Spectrum of inverse is contained

Question

Let $A$ be a positive, self-adjoint operator in a Hilbert space such that $$\|A\|\leq 1/2.$$ Let $A^{-1}$ be its inverse (we suppose it exists). Now I want to show that $$\operatorname{spec}\left(A^{-1}\right)\subset [2, \infty).$$ From the above I know that $$\left\|A^{-1}\right\|\geq 2,$$ but then I am stuck. Can someone help?

Answer 1

First, let's not even suppose that $A$ is positive, then specialize in the obvious way.
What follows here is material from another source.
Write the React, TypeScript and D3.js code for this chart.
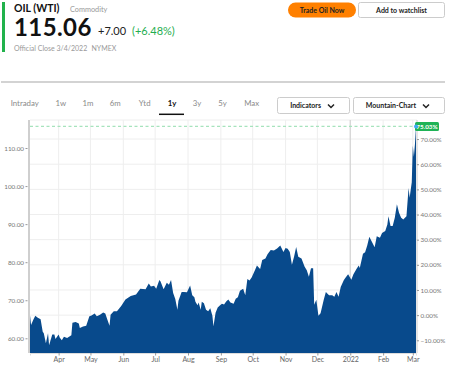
import React, { useEffect, useRef } from 'react'
import * as d3 from 'd3'

// WTI daily closes
const dates = [
  '2021-03-05', '2021-03-06', '2021-03-08', '2021-03-10', '2021-03-12', '2021-03-15', '2021-03-17', '2021-03-18',
  '2021-03-20', '2021-03-22', '2021-03-23', '2021-03-26', '2021-03-28', '2021-03-29', '2021-04-01', '2021-04-02',
  '2021-04-04', '2021-04-06', '2021-04-09', '2021-04-13', '2021-04-14', '2021-04-17', '2021-04-20', '2021-04-21',
  '2021-04-24', '2021-04-27', '2021-04-30', '2021-05-02', '2021-05-05', '2021-05-07', '2021-05-10', '2021-05-13',
  '2021-05-15', '2021-05-17', '2021-05-19', '2021-05-20', '2021-05-23', '2021-05-26', '2021-05-30', '2021-06-03',
  '2021-06-08', '2021-06-13', '2021-06-17', '2021-06-22', '2021-06-25', '2021-06-27', '2021-06-30', '2021-07-02',
  '2021-07-05', '2021-07-06', '2021-07-09', '2021-07-12', '2021-07-14', '2021-07-16', '2021-07-18', '2021-07-20',
  '2021-07-22', '2021-07-23', '2021-07-26', '2021-07-28', '2021-07-31', '2021-08-02', '2021-08-03', '2021-08-05',
  '2021-08-07', '2021-08-08', '2021-08-10', '2021-08-11', '2021-08-13', '2021-08-14', '2021-08-16', '2021-08-18',
  '2021-08-20', '2021-08-22', '2021-08-24', '2021-08-25', '2021-08-27', '2021-08-29', '2021-08-31', '2021-09-02',
  '2021-09-04', '2021-09-06', '2021-09-08', '2021-09-10', '2021-09-13', '2021-09-15', '2021-09-17', '2021-09-19',
  '2021-09-22', '2021-09-24', '2021-09-26', '2021-09-28', '2021-09-30', '2021-10-03', '2021-10-05', '2021-10-08',
  '2021-10-10', '2021-10-13', '2021-10-15', '2021-10-18', '2021-10-21', '2021-10-24', '2021-10-27', '2021-10-30',
  '2021-11-01', '2021-11-03', '2021-11-05', '2021-11-07', '2021-11-09', '2021-11-11', '2021-11-13', '2021-11-16',
  '2021-11-19', '2021-11-21', '2021-11-23', '2021-11-25', '2021-11-27', '2021-11-28', '2021-11-30', '2021-12-02',
  '2021-12-04', '2021-12-07', '2021-12-09', '2021-12-12', '2021-12-15', '2021-12-17', '2021-12-19', '2021-12-21',
  '2021-12-23', '2021-12-26', '2021-12-28', '2021-12-30', '2022-01-02', '2022-01-04', '2022-01-07', '2022-01-09',
  '2022-01-10', '2022-01-13', '2022-01-15', '2022-01-17', '2022-01-19', '2022-01-21', '2022-01-24', '2022-01-26',
  '2022-01-29', '2022-01-31', '2022-02-03', '2022-02-05', '2022-02-06', '2022-02-08', '2022-02-10', '2022-02-12',
  '2022-02-14', '2022-02-16', '2022-02-18', '2022-02-20', '2022-02-23', '2022-02-25', '2022-02-26', '2022-02-28',
  '2022-03-01', '2022-03-02', '2022-03-03', '2022-03-04',
]
const prices = [
  66.09, 63.5, 64.8, 65.9, 65.5, 65.0, 61.7, 61.3,
  58.7, 61.3, 58.2, 61.0, 61.0, 59.8, 61.0, 60.2,
  59.5, 60.4, 60.1, 60.8, 64.1, 64.3, 63.9, 62.7,
  63.1, 63.3, 65.8, 66.0, 66.5, 65.8, 66.2, 66.8,
  66.5, 64.9, 63.3, 66.2, 67.1, 67.1, 68.5, 70.2,
  71.1, 71.5, 73.0, 72.9, 74.4, 73.6, 73.8, 73.0,
  75.3, 75.0, 72.9, 74.6, 74.1, 75.3, 71.9, 70.3,
  67.5, 69.9, 72.2, 72.2, 72.1, 73.3, 73.9, 71.3,
  70.8, 69.6, 68.7, 69.4, 67.5, 69.6, 69.2, 67.5,
  67.1, 67.9, 65.9, 63.2, 66.7, 68.1, 68.6, 69.1,
  68.9, 69.7, 70.2, 69.4, 69.1, 70.4, 70.8, 72.5,
  73.0, 71.3, 75.6, 75.2, 76.0, 77.8, 79.1, 78.2,
  80.6, 81.0, 82.1, 83.2, 83.1, 83.6, 84.4, 82.7,
  83.7, 83.5, 82.7, 79.3, 81.4, 84.0, 81.4, 81.0,
  78.8, 77.9, 76.2, 78.4, 78.4, 68.8, 70.1, 65.9,
  66.6, 70.1, 72.2, 71.3, 71.3, 70.9, 72.2, 70.9,
  73.5, 75.3, 76.1, 76.8, 75.4, 76.8, 78.3, 79.1,
  78.5, 82.2, 82.6, 84.4, 86.7, 85.6, 83.9, 86.8,
  86.4, 87.7, 88.2, 89.9, 92.1, 89.5, 89.5, 91.7,
  95.2, 93.0, 91.7, 91.2, 92.1, 99.5, 96.9, 101.0,
  110.6, 107.7, 111.0, 115.68,
]
const priceTicks = [60, 70, 80, 90, 100, 110]
const pctTicks = [-10, 0, 10, 20, 30, 40, 50, 60, 70]
const tabs = ['Intraday', '1w', '1m', '6m', 'Ytd', '1y', '3y', '5y', 'Max']
const tabCenters = [24.7, 60.8, 88, 115.3, 144.7, 172, 197, 222.5, 251.7]
const changeLabel = '75.03%'

const FONT = 'Lato, "Open Sans", sans-serif'

function App() {
  const ref = useRef(null)

  useEffect(() => {
    const svg = d3.select(ref.current)
    svg.selectAll('*').remove()
    const left = 30, right = 416, top = 120, bottom = 353
    const parse = d3.timeParse('%Y-%m-%d')
    const data = dates.map((d, i) => ({ date: parse(d), price: prices[i] }))
    const base = prices[0]
    const last = data[data.length - 1]

    // ---------- header ----------
    svg.append('rect').attr('x', 2).attr('y', 2).attr('width', 3).attr('height', 50).attr('fill', '#21b24c')
    svg.append('text').attr('x', 14).attr('y', 11.5).attr('font-size', 10.5).attr('font-weight', 700)
      .attr('fill', '#111').text('OIL (WTI)')
    svg.append('text').attr('x', 70).attr('y', 11.5).attr('font-size', 7.3).attr('fill', '#999').text('Commodity')
    svg.append('text').attr('x', 14).attr('y', 36).attr('font-size', 24).attr('font-weight', 700)
      .attr('letter-spacing', 0.4).attr('fill', '#111').text('115.06')
    svg.append('text').attr('x', 98).attr('y', 35).attr('font-size', 11).attr('fill', '#222').text('+7.00')
    svg.append('text').attr('x', 132).attr('y', 35).attr('font-size', 11).attr('fill', '#1fae50').text('(+6.48%)')
    svg.append('text').attr('x', 14).attr('y', 51).attr('font-size', 7).attr('fill', '#999').text('Official Close 3/4/2022')
    svg.append('text').attr('x', 91.5).attr('y', 51).attr('font-size', 7).attr('fill', '#999').text('NYMEX')

    svg.append('rect').attr('x', 288).attr('y', 2.5).attr('width', 68).attr('height', 15).attr('rx', 7.5)
      .attr('fill', '#ff8000')
    svg.append('text').attr('x', 322).attr('y', 12.5).attr('text-anchor', 'middle').attr('font-size', 7)
      .attr('font-weight', 700).attr('fill', '#222').text('Trade Oil Now')
    svg.append('rect').attr('x', 358.5).attr('y', 2.5).attr('width', 86).attr('height', 15).attr('rx', 2)
      .attr('fill', '#fff').attr('stroke', '#ccc')
    svg.append('text').attr('x', 401.5).attr('y', 12.5).attr('text-anchor', 'middle').attr('font-size', 7)
      .attr('font-weight', 700).attr('fill', '#222').text('Add to watchlist')

    svg.append('line').attr('x1', 1).attr('x2', 445).attr('y1', 82).attr('y2', 82)
      .attr('stroke', '#a8a8a8').attr('stroke-width', 1.2)

    // ---------- tabs ----------
    tabs.forEach((t, i) => {
      svg.append('text').attr('x', tabCenters[i]).attr('y', 106).attr('text-anchor', 'middle')
        .attr('font-size', 7.8).attr('font-weight', t === '1y' ? 700 : 400)
        .attr('fill', t === '1y' ? '#111' : '#8a8a8a').text(t)
    })
    svg.append('line').attr('x1', 159).attr('x2', 184).attr('y1', 114.3).attr('y2', 114.3)
      .attr('stroke', '#111').attr('stroke-width', 1.5)

    const dropdown = (x, w, label, chevX) => {
      svg.append('rect').attr('x', x).attr('y', 97.5).attr('width', w).attr('height', 16).attr('rx', 2)
        .attr('fill', '#fff').attr('stroke', '#ccc')
      svg.append('text').attr('x', chevX - 7).attr('y', 108).attr('text-anchor', 'end').attr('font-size', 7)
        .attr('font-weight', 700).attr('fill', '#222').text(label)
      svg.append('path').attr('d', `M${chevX},104.5 L${chevX + 3},107.5 L${chevX + 6},104.5`)
        .attr('fill', 'none').attr('stroke', '#222').attr('stroke-width', 1.5)
    }
    dropdown(277.5, 72, 'Indicators', 328)
    dropdown(353.5, 91, 'Mountain-Chart', 423)

    // ---------- chart ----------
    const x = d3.scaleTime().domain([data[0].date, last.date]).range([left, right])
    const y = d3.scaleLinear().domain([56.14, 117.36]).range([bottom, top])
    const pctY = (v) => y(base * (1 + v / 100))
    const months = x.ticks(d3.timeMonth.every(1)).filter((d) => d > data[0].date)

    const grid = svg.append('g')
    grid.append('line').attr('x1', left).attr('x2', right + 1).attr('y1', top).attr('y2', top)
      .attr('stroke', '#eee')
    grid.selectAll('.h').data(pctTicks).enter().append('line')
      .attr('x1', left).attr('x2', right + 1).attr('y1', (d) => pctY(d)).attr('y2', (d) => pctY(d))
      .attr('stroke', '#eee')
    grid.selectAll('.v').data(months).enter().append('line')
      .attr('x1', (d) => x(d)).attr('x2', (d) => x(d)).attr('y1', top).attr('y2', bottom)
      .attr('stroke', (d) => (d.getMonth() === 0 ? '#d4d4d4' : '#eee'))
      .attr('stroke-width', (d) => (d.getMonth() === 0 ? 1.3 : 1))

    const area = d3.area()
      .x((d) => x(d.date))
      .y0(bottom)
      .y1((d) => y(d.price))
    svg.append('path').datum(data).attr('d', area).attr('fill', '#084a8c')

    // left price axis
    svg.append('line').attr('x1', 29).attr('x2', 29).attr('y1', top).attr('y2', bottom)
      .attr('stroke', '#cfcfcf').attr('stroke-width', 2)
    const axL = svg.append('g').attr('transform', 'translate(27.5,0)')
      .call(d3.axisLeft(y).tickValues(priceTicks).tickFormat(d3.format('.2f')).tickSize(2).tickPadding(1.5))
    axL.select('.domain').remove()
    axL.selectAll('line').attr('stroke', '#999')
    axL.selectAll('text').attr('font-size', 6.3).attr('fill', '#777')

    // right percent axis
    const axR = svg.append('g').attr('transform', `translate(${right + 1},0)`)
      .call(d3.axisRight(d3.scaleLinear().domain([pctTicks[0], 70]).range([pctY(pctTicks[0]), pctY(70)]))
        .tickValues(pctTicks).tickFormat((d) => d3.format('.2f')(d) + '%').tickSize(2).tickPadding(1.5))
    axR.select('.domain').attr('stroke', '#ccc').attr('d', `M0,${top}V${bottom}`)
    axR.selectAll('line').attr('stroke', '#999')
    axR.selectAll('text').attr('font-size', 6.3).attr('fill', '#777')

    // bottom month axis
    const axB = svg.append('g').attr('transform', `translate(0,${bottom})`)
      .call(d3.axisBottom(x).tickValues(months)
        .tickFormat((d) => (d.getMonth() === 0 ? d3.timeFormat('%Y')(d) : d3.timeFormat('%b')(d)))
        .tickSize(2.5).tickPadding(2))
    axB.select('.domain').attr('stroke', '#ddd')
    axB.selectAll('line').attr('stroke', '#999')
    axB.selectAll('text').attr('font-size', 7).attr('fill', '#666')

    // last-value marker
    svg.append('line').attr('x1', left).attr('x2', right).attr('y1', y(last.price)).attr('y2', y(last.price))
      .attr('stroke', '#a6e3bd').attr('stroke-width', 1.3).attr('stroke-dasharray', '3,2.5')
    svg.append('rect').attr('x', right - 1).attr('y', y(last.price) - 4.5).attr('width', 24).attr('height', 9)
      .attr('rx', 1.5).attr('fill', '#1fb356')
    svg.append('text').attr('x', right + 11).attr('y', y(last.price) + 2.2).attr('text-anchor', 'middle')
      .attr('font-size', 6.3).attr('font-weight', 700).attr('fill', '#fff').text(changeLabel)
    svg.append('circle').attr('cx', x(last.date)).attr('cy', y(last.price)).attr('r', 2).attr('fill', '#3fa9f5')

    svg.selectAll('text').attr('font-family', FONT)
  }, [])

  return (
    <div>
      <style>{`body { margin: 0; }`}</style>
      <svg ref={ref} width={452} height={367} style={{ display: 'block' }}></svg>
    </div>
  )
}

export default App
It's easy to see that if $\lambda\neq 0,$ $$\lambda\in \rho(A^{-1})\iff \frac{1}{\lambda}\in\rho (A),$$ where $\rho(A)$ is the resolvent set of $A$. By the spectral theorem, if $A$ is bounded and self-adjoint on $H$, then the spectrum is both real and contained in $[-\|A\|,\|A\|]$. So, \begin{align*}\sigma (A)&\subset [-\|A\|,\|A\|]=[-1/2,1/2]\\ &\implies (-\infty, -1/2)\cup (1/2,\infty)\subset\rho (A)\\ &\implies (-2,2)\subset\rho(A^{-1})\\ &\implies \sigma(A^{-1})\subset (-\infty,-2]\cup [2,\infty). \end{align*}

If $A$ is positive, then we clearly get what we want.